Copy the lines holding the word "matplotlib", all of them.
####################
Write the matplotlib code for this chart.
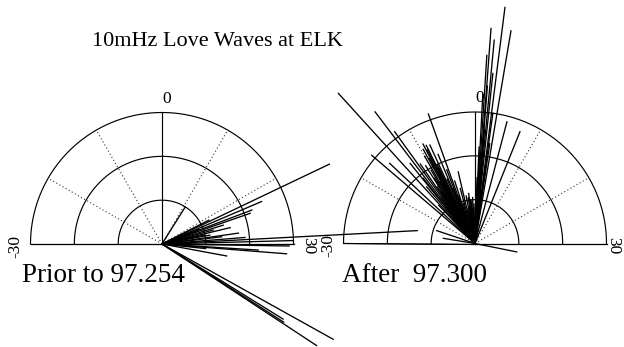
import numpy as np
import matplotlib
matplotlib.use("Agg")
import matplotlib.pyplot as plt
from matplotlib.transforms import offset_copy

plt.rcParams["font.family"] = ["Liberation Serif", "DejaVu Serif"]

title = "10mHz Love Waves at ELK"
panel_labels = ["Prior to 97.254", "After  97.300"]
dir_ticks = [-30, 0, 30]
ring_levels = [1, 2, 3]
dotted_spokes = [-20, -10, 10, 20]

# Direction (same units as the -30..30 scale) and length of each measurement
prior_dir = [21.5, 22.3, 23.1, 23.6, 10.7, 21.0, 24.3, 24.9, 27.3, 26.5,
             27.7, 26.0, 25.5, 29.0, 29.5, 30.3, 31.5, 31.2, 33.5, 32.0,
             39.7, 41.1, 40.9, 40.6, 28.5, 22.8]
prior_amp = [4.23, 2.47, 2.19, 2.13, 0.99, 1.20, 1.46, 1.21, 1.76, 1.11,
             1.37, 1.00, 1.60, 5.83, 3.00, 2.90, 2.85, 2.20, 1.50, 1.00,
             4.47, 4.22, 3.30, 3.25, 1.90, 0.90]

after_dir = [-14.1, -12.4, -11.9, -16.5, -15.6, -6.6, -9.2, -8.8, -9.6, -8.2,
             -10.0, -10.8, -11.5, -7.5, -8.5, -12.8, -13.5, -7.0, -6.0, -9.8,
             -11.0, -5.0, -4.4, -3.5, -2.8, -2.0, -1.5, -1.0, -0.5, -3.0,
             -23.8, -26.9, 33.8,
             -9.0, -9.4, -8.6, -10.3, -10.6, -11.2, -12.0, -7.8, -7.2, -6.4,
             -5.5, -4.0, -2.4, -1.8, -0.8, -13.0, -14.5,
             2.41, 1.42, 1.8, 3.2, 1.2, 2.0, 1.0, 2.6, 1.6, 4.9,
             7.3, 0.8, 1.3, 0.6, 2.2, 1.5, 2.8]
after_amp = [4.63, 3.77, 3.14, 3.10, 2.67, 3.14, 2.56, 2.50, 2.45, 2.47,
             2.30, 2.10, 2.20, 2.20, 2.00, 1.90, 1.70, 1.80, 1.50, 1.60,
             1.40, 1.30, 1.68, 1.10, 1.05, 1.00, 0.95, 1.05, 0.90, 0.85,
             0.92, 0.73, 0.97,
             2.40, 2.20, 1.90, 1.95, 1.75, 1.55, 1.30, 1.60, 1.35, 1.15,
             0.95, 0.80, 1.15, 1.00, 0.80, 2.35, 1.20,
             5.43, 4.92, 4.66, 4.92, 4.30, 3.90, 3.40, 3.00, 2.60, 2.87,
             2.75, 2.20, 1.80, 1.50, 1.20, 3.60, 2.30]

W, H = 624, 347
fig = plt.figure(figsize=(W / 100, H / 100), dpi=100)
fig.patch.set_facecolor("white")

RMAX = ring_levels[-1]


def theta(v):
    # the -30..30 scale spans the half circle
    return np.radians(np.asarray(v, dtype=float) * 3.0)


def half_polar(cx, cy, R, right_label_r):
    side = 2 * R
    left = cx - R
    bottom = (H - cy) - 0.25 * side
    ax = fig.add_axes([left / W, bottom / H, side / W, side / H],
                      projection="polar")
    ax.set_theta_zero_location("N")
    ax.set_theta_direction(-1)
    ax.set_thetamin(-90)
    ax.set_thetamax(90)
    ax.set_ylim(0, RMAX)
    ax.grid(False)
    ax.set_xticks([])
    ax.set_yticks([])
    for s in ax.spines.values():
        s.set_visible(False)
    ax.patch.set_visible(False)

    th = np.linspace(-np.pi / 2, np.pi / 2, 361)
    for r in ring_levels:
        ax.plot(th, np.full_like(th, r), color="black", lw=0.85,
                clip_on=False)
    for t in theta([-30, 0, 30]):
        ax.plot([t, t], [0, RMAX], color="black", lw=0.85, clip_on=False)
    for t in theta(dotted_spokes):
        ax.plot([t, t], [0, RMAX], color="#333333", lw=0.8,
                ls=(0, (1, 2.2)), clip_on=False)

    # scale labels
    ax.text(theta(0), RMAX + 0.31, str(dir_ticks[1]),
            transform=offset_copy(ax.transData, fig=fig, x=4.5, y=0, units="dots"),
            ha="center", va="center", fontsize=12.5, clip_on=False)
    ax.text(theta(-30), RMAX + 0.34, str(dir_ticks[0]), rotation=90,
            transform=offset_copy(ax.transData, fig=fig, x=0, y=-2, units="dots"),
            ha="center", va="center", fontsize=12.5, clip_on=False)
    ax.text(theta(30), right_label_r, str(dir_ticks[2]), rotation=-90,
            transform=offset_copy(ax.transData, fig=fig, x=0, y=-2, units="dots"),
            ha="center", va="center", fontsize=12.5, clip_on=False)
    return ax


ax_prior = half_polar(162, 244, 131.5, RMAX + 0.34)
ax_after = half_polar(475, 243.5, 131.5, RMAX + 0.15)

for ax, dirs, amps in ((ax_prior, prior_dir, prior_amp),
                       (ax_after, after_dir, after_amp)):
    for t, a in zip(theta(dirs), amps):
        ax.plot([t, t], [0, a], color="black", lw=0.95, clip_on=False,
                zorder=3)

fig.text(218 / W, 1 - 42 / H, title, ha="center", va="center", fontsize=16)
fig.text(22 / W, 1 - 275 / H, panel_labels[0], ha="left", va="center",
         fontsize=19.5)
fig.text(342 / W, 1 - 275 / H, panel_labels[1], ha="left", va="center",
         fontsize=19.5)

fig.savefig("out.png", dpi=100, facecolor="white")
####################
▸ **Solved problem**
Write the matplotlib code for this chart.
import matplotlib
matplotlib.use("Agg")
import matplotlib.pyplot as plt
from matplotlib.transforms import offset_copy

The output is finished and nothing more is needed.